For a property manager, earnest money deposits that are held by a broker until settlement will be on the closing statement as a:
Earnest money deposits that are held by a broker until settlement will be on the closing statement as a credit to the buyer.
Earnest money serves as a financial assurance for the buyer's intent to purchase the property and is typically applied towards their closing costs. As the buyer is effectively pre-paying part of the total purchase price, this amount is credited back to them on the closing statement.
This is the correct choice because earnest money deposits are essentially a portion of the purchase price that the buyer has already committed. At closing, this amount is credited to the buyer’s account, reducing their remaining balance due at settlement.

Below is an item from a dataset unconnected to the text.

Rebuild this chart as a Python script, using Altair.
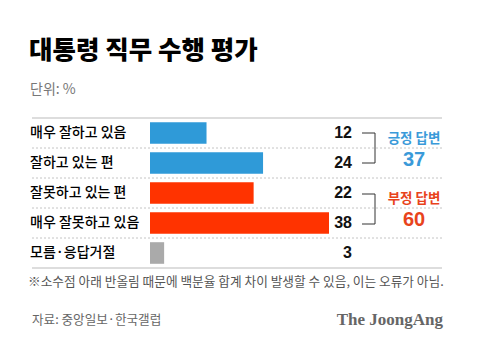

A credit to the seller would imply that the seller is receiving additional funds at closing, which is not the case with earnest money deposits. Instead, the seller benefits indirectly as the earnest money reflects the buyer's serious intent to complete the purchase, but it is not credited to them.
A debit indicates an amount the buyer owes at closing. Since earnest money is already paid and serves as a prepayment towards the purchase price, it cannot be classified as a debit. Instead, it reduces the total amount the buyer must pay at settlement.
Similar to the previous choices, a debit to the seller would suggest an expense or amount owed by the seller at closing. Since the earnest money is not an outgoing cost for the seller but rather a reflection of the buyer's commitment, it does not apply as a debit to the seller.
In real estate transactions, earnest money deposits are critical for demonstrating a buyer's commitment and are accounted for on the closing statement as a credit to the buyer. This credit reduces the overall cost the buyer needs to settle, while the seller benefits from the assurance that the transaction will proceed. Understanding this allocation is vital for both parties during the closing process.